The Republic | azcentral.com
Stung by soaring costs for housing misdemeanor offenders in the county jail, Mesa is looking for someone willing to build and operate a private one.
"This is a positive step," committee chairman Dennis Kavanaugh said, noting that a regional wireless cooperative among public-safety agencies could serve as a model.
The size and cost of the jail are not specified. Assistant Police Chief Mike Dvorak said the department anticipates several proposals and will evaluate them on their merits.
The idea has been simmering for several years and has new momentum because of a projected spike in what the county charges cities to book and house misdemeanor offenders.
Mesa expects to spend $5.5 million for that this year. Next year's estimate is $6.9 million.
That money comes from Mesa's general fund and is not considered part of the police budget, Police Chief Frank Milstead said.
"We're not going to quit buying police cars because we have this big spike," he said. "But we've just got to come up with a better business plan than what we're doing now."
The private jail would be overseen by a board representing the police agencies using it. Companies bidding the on the project will be asked for numerous details, including how they plan to staff, operate and secure the jail.
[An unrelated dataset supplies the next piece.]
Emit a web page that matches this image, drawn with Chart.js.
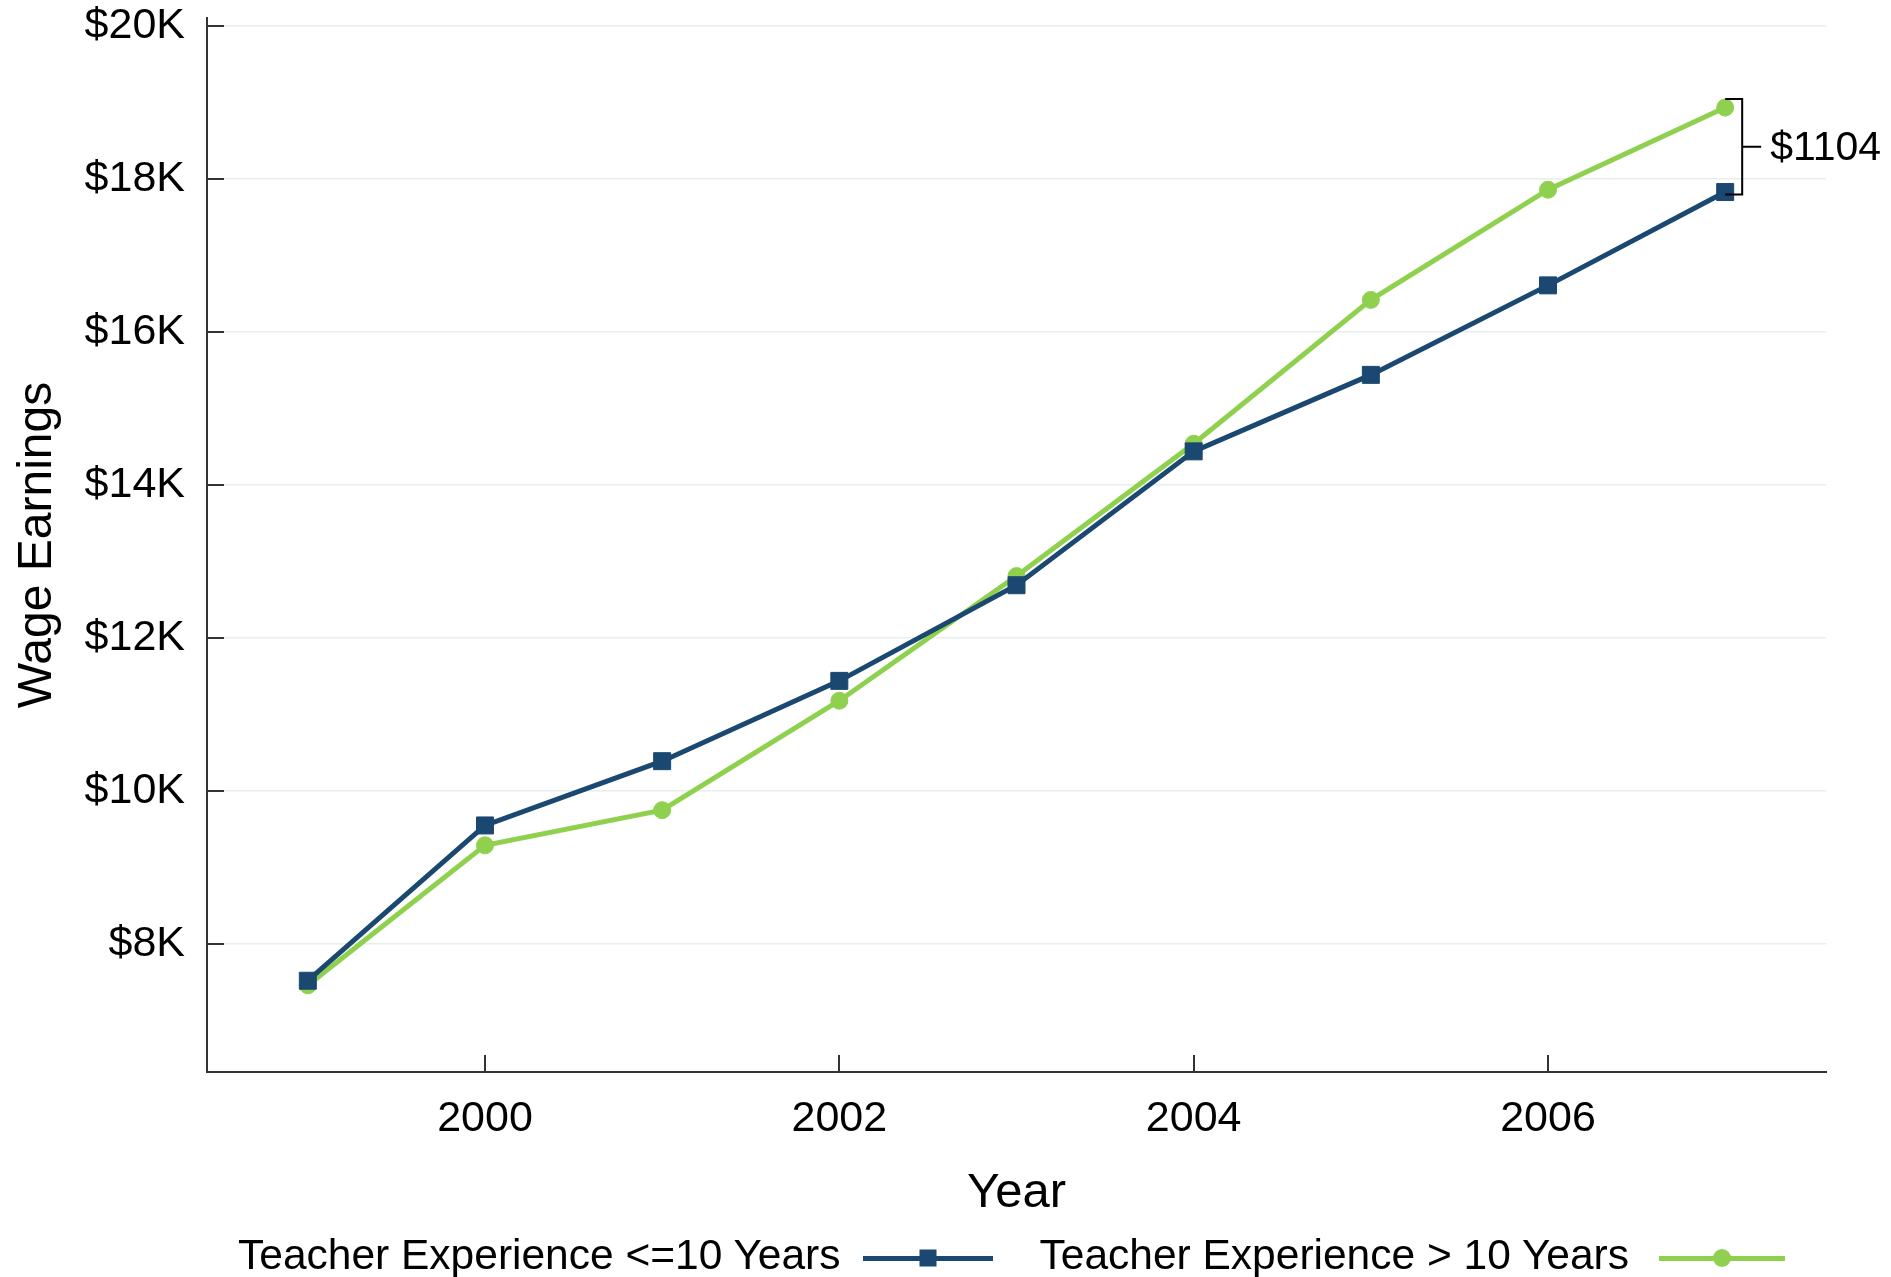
<!DOCTYPE html>
<html>
<head>
<meta charset="utf-8">
<script src="https://cdn.jsdelivr.net/npm/chart.js@4.4.1/dist/chart.umd.min.js"></script>
<style>
  body { margin: 0; background: #fff; }
  #wrap { position: relative; width: 1891px; height: 1277px; overflow: hidden; }
  .legend { position: absolute; left: 238px; top: 1231px; display: flex; align-items: center;
    font-family: "Liberation Sans", Arial, sans-serif; font-size: 42.5px; color: #000; white-space: nowrap; }
  .sample { position: relative; height: 5px; margin-top: 6px; }
  .mark { position: absolute; top: 50%; left: 50%; transform: translate(-50%, -50%); }
</style>
</head>
<body>
<div id="wrap">
  <canvas id="myChart" width="1891" height="1277"></canvas>
  <div class="legend" id="legend"></div>
</div>
<script>
const years = [1999, 2000, 2001, 2002, 2003, 2004, 2005, 2006, 2007];
// wage earnings in dollars
const lowExp = [7520, 9550, 10390, 11440, 12690, 14440, 15440, 16610, 17830];
const highExp = [7460, 9290, 9750, 11180, 12810, 14540, 16420, 17860, 18934];
const seriesNames = ['Teacher Experience <=10 Years', 'Teacher Experience > 10 Years'];
const yTicks = [8000, 10000, 12000, 14000, 16000, 18000, 20000];
const xTicks = [2000, 2002, 2004, 2006];

const blue = '#1b4870';
const green = '#8fd14f';
const font = '"Liberation Sans", Arial, sans-serif';

// little ticks pointing into the plot, plus the gap bracket at the last year
const extras = {
  id: 'extras',
  afterDraw(chart) {
    const ctx = chart.ctx;
    const x = chart.scales.x, y = chart.scales.y;
    ctx.save();
    ctx.strokeStyle = '#333';
    ctx.lineWidth = 2;
    ctx.beginPath();
    yTicks.forEach(v => {
      const py = Math.round(y.getPixelForValue(v));
      ctx.moveTo(x.left, py); ctx.lineTo(x.left + 17, py);
    });
    xTicks.forEach(v => {
      const px = Math.round(x.getPixelForValue(v));
      ctx.moveTo(px, y.bottom); ctx.lineTo(px, y.bottom - 17);
    });
    ctx.stroke();

    const last = years.length - 1;
    const px = x.getPixelForValue(years[last]);
    const top = y.getPixelForValue(highExp[last]) - 8.5;
    const bot = y.getPixelForValue(lowExp[last]) + 2.5;
    const bx = px + 17;
    ctx.strokeStyle = '#000';
    ctx.lineWidth = 2;
    ctx.beginPath();
    ctx.moveTo(px, top); ctx.lineTo(bx, top); ctx.lineTo(bx, bot); ctx.lineTo(px, bot);
    ctx.moveTo(bx, (top + bot) / 2); ctx.lineTo(bx + 19, (top + bot) / 2);
    ctx.stroke();
    ctx.fillStyle = '#000';
    ctx.font = '41px ' + font;
    ctx.textAlign = 'left';
    ctx.textBaseline = 'middle';
    ctx.fillText('$' + Math.round(highExp[last] - lowExp[last]), bx + 28, (top + bot) / 2 + 2);
    ctx.restore();
  }
};

const dataChart = {
  labels: years,
  datasets: [
    {
      label: seriesNames[0],
      data: years.map((yr, i) => ({x: yr, y: lowExp[i]})),
      borderColor: blue,
      backgroundColor: blue,
      borderWidth: 5,
      pointStyle: 'rect',
      pointRadius: 12,
      pointBorderWidth: 1,
    },
    {
      label: seriesNames[1],
      data: years.map((yr, i) => ({x: yr, y: highExp[i]})),
      borderColor: green,
      backgroundColor: green,
      borderWidth: 5,
      pointStyle: 'circle',
      pointRadius: 8.5,
      pointBorderWidth: 1,
    }
  ]
};

function noPad(s) {
  s.paddingTop = 0; s.paddingBottom = 0; s.paddingLeft = 0; s.paddingRight = 0;
}

const config = {
  type: 'line',
  data: dataChart,
  plugins: [extras],
  options: {
    responsive: false,
    animation: false,
    devicePixelRatio: 1,
    layout: { padding: { top: 18, right: 65, bottom: 59, left: 0 } },
    plugins: { legend: { display: false }, tooltip: { enabled: false } },
    scales: {
      x: {
        type: 'linear',
        min: 1998.431,
        max: 2007.569,
        afterBuildTicks: s => { s.ticks = xTicks.map(v => ({value: v})); },
        afterFit: s => { s.height = 146; noPad(s); },
        grid: { display: false, drawTicks: false },
        border: { color: '#333', width: 2 },
        ticks: { color: '#000', padding: 21, font: { family: font, size: 43 }, callback: v => String(v) },
        title: { display: true, text: 'Year', color: '#000', padding: { top: 0, bottom: 0 }, font: { family: font, size: 49, lineHeight: 1 } }
      },
      y: {
        min: 6327,
        max: 20105,
        afterBuildTicks: s => { s.ticks = yTicks.map(v => ({value: v})); },
        afterFit: s => { s.width = 207; noPad(s); },
        grid: { color: '#e8eeee', lineWidth: 1.5, drawTicks: false },
        border: { color: '#333', width: 2 },
        ticks: { color: '#000', padding: 22, font: { family: font, size: 43 }, callback: v => '$' + (v / 1000) + 'K' },
        title: { display: true, text: 'Wage Earnings', color: '#000', padding: { top: 14, bottom: 0 }, font: { family: font, size: 48, lineHeight: 1 } }
      }
    }
  }
};

const myChart = new Chart(document.getElementById('myChart'), config);

// legend: text first, then line sample with its marker
const legend = document.getElementById('legend');
const samples = [
  { color: blue, mark: '<div class="mark" style="width:17px;height:17px;background:' + blue + '"></div>', width: 130, gapBefore: 22, gapAfter: 47 },
  { color: green, mark: '<div class="mark" style="width:18px;height:18px;border-radius:50%;background:' + green + '"></div>', width: 126, gapBefore: 30, gapAfter: 0 }
];
seriesNames.forEach((name, i) => {
  const s = samples[i];
  legend.insertAdjacentHTML('beforeend',
    `<span>${name.replace('<', '&lt;')}</span>` +
    `<div class="sample" style="width:${s.width}px;margin-left:${s.gapBefore}px;margin-right:${s.gapAfter}px;background:${s.color}">${s.mark}</div>`);
});
</script>
</body>
</html>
Compliance with national standards for correctional facilities would be required.
If the model works well in the East Valley, Dvorak said other regions might want to pick up on the idea.
Arizona has no private jails at present. It does have private prisons, which hold felony offenders for a year or longer.
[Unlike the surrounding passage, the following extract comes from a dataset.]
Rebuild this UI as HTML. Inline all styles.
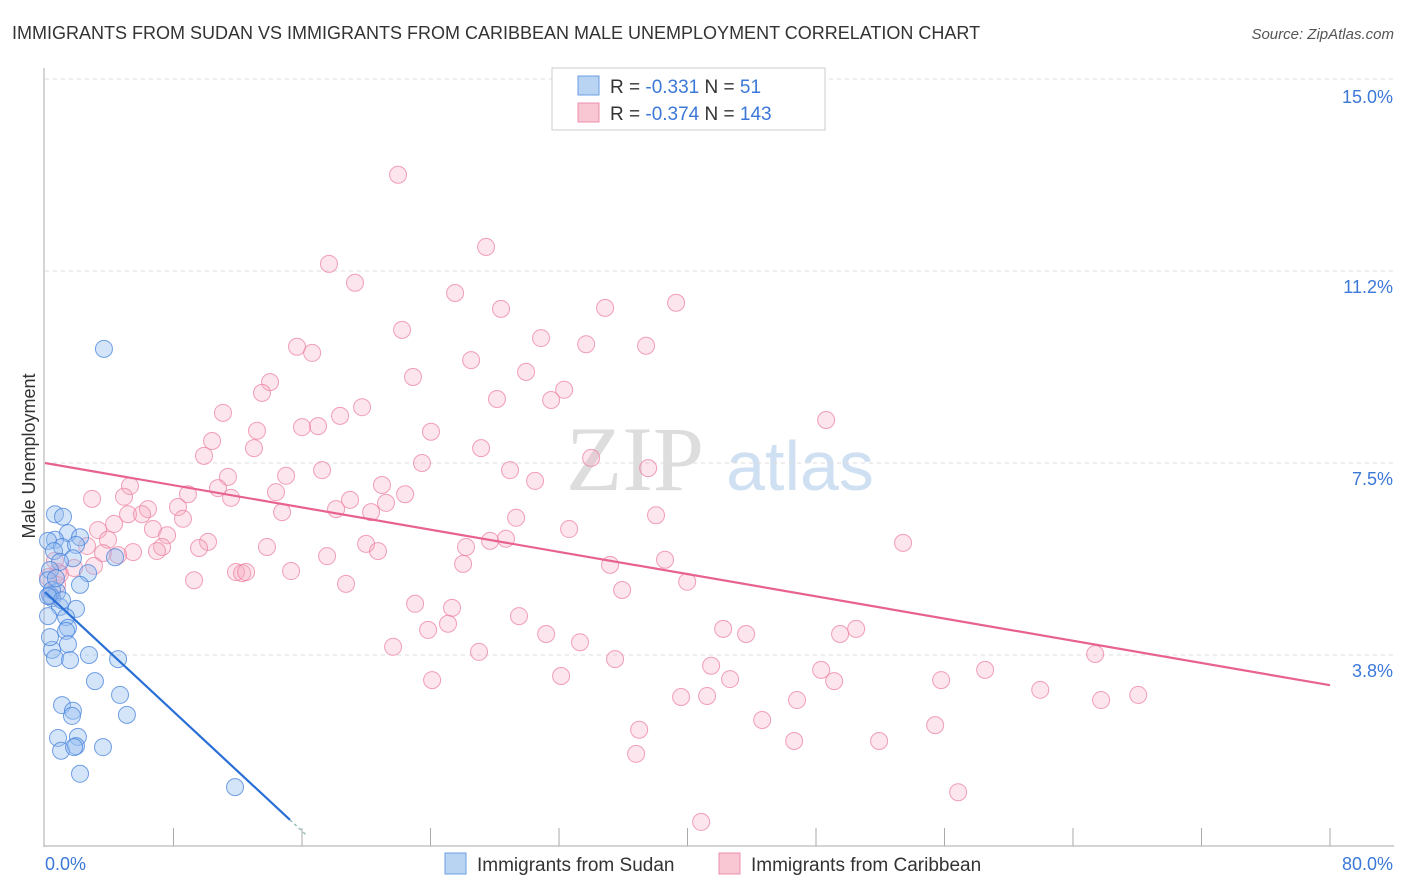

Dvorak said California has several private jails where police have noticed better accuracy in booking, lower costs and fewer confrontations between suspects and officers.
Milstead said the proposal for a private jail, which was first raised several years ago, went dormant for a while because of a notorious escape from a private prison in Kingman, Ariz., in 2010.
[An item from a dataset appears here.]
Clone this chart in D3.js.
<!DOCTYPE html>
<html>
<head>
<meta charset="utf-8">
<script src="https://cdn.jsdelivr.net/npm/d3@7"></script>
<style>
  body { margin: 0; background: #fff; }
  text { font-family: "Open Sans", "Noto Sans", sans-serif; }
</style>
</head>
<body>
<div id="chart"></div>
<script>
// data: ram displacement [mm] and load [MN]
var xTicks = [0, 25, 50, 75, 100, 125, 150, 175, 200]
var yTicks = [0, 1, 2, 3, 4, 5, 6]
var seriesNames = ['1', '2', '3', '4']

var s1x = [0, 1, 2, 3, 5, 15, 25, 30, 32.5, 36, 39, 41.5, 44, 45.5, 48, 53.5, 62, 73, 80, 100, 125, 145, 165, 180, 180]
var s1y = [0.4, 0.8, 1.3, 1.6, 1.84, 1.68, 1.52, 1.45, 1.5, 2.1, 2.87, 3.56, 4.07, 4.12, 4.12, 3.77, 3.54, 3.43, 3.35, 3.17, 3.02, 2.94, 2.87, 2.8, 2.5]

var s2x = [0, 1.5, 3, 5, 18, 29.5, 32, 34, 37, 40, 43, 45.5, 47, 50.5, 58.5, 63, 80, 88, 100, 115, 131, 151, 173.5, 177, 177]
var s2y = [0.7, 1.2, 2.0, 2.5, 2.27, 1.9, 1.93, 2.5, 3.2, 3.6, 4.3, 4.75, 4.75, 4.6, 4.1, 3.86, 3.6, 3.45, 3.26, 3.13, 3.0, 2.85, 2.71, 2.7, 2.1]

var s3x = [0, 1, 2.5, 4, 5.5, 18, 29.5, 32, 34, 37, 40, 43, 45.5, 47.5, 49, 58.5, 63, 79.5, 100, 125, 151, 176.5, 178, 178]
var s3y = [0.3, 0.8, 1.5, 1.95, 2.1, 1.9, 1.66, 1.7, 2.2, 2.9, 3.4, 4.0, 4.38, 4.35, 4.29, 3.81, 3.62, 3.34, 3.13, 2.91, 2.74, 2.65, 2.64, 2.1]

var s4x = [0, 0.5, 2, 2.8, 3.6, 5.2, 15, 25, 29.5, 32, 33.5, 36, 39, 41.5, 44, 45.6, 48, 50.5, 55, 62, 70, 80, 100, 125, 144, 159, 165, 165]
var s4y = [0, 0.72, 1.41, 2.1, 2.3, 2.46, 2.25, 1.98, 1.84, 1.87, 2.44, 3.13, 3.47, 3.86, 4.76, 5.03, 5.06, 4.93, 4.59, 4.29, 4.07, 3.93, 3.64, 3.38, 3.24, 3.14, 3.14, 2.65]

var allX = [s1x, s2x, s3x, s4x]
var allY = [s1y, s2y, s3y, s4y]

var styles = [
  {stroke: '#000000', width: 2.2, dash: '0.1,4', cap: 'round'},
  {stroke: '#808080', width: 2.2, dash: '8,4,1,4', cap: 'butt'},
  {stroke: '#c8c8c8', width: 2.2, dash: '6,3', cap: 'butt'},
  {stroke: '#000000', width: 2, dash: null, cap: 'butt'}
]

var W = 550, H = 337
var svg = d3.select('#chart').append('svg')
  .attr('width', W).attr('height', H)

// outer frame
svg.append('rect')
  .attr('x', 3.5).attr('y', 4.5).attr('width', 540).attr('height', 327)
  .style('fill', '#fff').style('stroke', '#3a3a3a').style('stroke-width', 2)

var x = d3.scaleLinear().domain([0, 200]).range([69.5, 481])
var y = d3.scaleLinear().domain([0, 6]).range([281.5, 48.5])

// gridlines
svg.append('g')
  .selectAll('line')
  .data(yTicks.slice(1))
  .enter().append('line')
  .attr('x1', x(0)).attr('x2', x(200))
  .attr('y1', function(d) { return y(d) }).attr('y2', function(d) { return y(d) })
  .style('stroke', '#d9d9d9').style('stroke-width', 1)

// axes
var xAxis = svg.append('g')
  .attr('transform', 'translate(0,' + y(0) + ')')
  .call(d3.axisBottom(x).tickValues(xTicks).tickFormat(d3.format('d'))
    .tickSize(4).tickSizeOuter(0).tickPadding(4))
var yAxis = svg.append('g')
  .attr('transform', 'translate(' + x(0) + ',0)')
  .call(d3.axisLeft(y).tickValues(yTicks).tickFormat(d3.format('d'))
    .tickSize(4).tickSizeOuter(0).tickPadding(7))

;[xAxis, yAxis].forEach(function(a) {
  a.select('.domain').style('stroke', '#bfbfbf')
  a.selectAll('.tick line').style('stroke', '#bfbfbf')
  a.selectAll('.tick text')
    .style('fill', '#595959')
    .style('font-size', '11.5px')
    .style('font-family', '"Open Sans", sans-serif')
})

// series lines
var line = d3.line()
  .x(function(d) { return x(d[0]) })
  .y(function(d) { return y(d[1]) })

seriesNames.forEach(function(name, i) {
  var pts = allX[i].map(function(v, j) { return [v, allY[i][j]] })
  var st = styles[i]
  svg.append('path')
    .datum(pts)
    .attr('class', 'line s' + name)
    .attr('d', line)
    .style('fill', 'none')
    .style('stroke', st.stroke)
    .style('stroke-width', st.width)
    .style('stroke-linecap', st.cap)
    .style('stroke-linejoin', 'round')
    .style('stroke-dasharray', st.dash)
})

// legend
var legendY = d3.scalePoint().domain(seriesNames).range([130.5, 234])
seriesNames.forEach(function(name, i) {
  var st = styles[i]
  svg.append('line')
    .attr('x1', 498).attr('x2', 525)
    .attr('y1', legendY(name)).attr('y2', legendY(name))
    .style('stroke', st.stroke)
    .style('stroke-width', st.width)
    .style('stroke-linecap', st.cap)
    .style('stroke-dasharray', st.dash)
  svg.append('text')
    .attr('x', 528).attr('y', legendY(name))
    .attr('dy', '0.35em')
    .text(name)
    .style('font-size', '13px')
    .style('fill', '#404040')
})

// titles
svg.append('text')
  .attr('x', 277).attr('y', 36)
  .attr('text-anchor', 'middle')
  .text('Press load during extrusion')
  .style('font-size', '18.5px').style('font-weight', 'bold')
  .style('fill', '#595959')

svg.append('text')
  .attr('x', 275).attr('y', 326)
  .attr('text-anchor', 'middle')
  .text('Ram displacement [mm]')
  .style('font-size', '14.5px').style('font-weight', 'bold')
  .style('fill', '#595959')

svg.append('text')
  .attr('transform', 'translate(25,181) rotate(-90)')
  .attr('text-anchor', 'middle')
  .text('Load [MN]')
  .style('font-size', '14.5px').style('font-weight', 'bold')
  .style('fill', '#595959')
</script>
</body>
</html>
Two of the escapees murdered an Oklahoma couple.
"We were afraid at the time that people would not be able to differentiate ... between a private prison and a private jail," Milstead said.
At present, misdemeanor suspects are taken first to city holding facilities to be booked. They're arraigned in city court within 24 hours and if the court orders them held, they are taken to the county jail.
Mesa's holding facility can hold fewer than 30 people.
Peviously, the county's Southeast Valley jail at Mesa Drive and U.S. 60 both booked and housed offenders. The county stopped housing prisoners early last decade, and in 2007 stopped using it to book offenders as well.
That forced city police to take prisoners to the Fourth Avenue Jail in downtown Phoenix. Mesa police officers make about five such trips a day, Dvorak said.
Mesa Police Chief Frank Milstead said the county has indicated it would reopen the Southeast Valley facility within the next two months, but only to receive prisoners.
That still would help local departments, Milstead said, because they wouldn't have to spend so much time taking prisoners to Phoenix.
The old jail has 180 beds. Even if that part also were to reopen, it could house only some of the hundreds of misdemeanor offenders for which Southeast Valley cities are currently responsible.
Milstead and Kavanaugh both raised the possibility of the county turning over the vacant jail to Mesa or to a regional cooperative, but that would require political buy-in from the county board.
Mesa will pursue that with the county while also considering bids from private jail operators.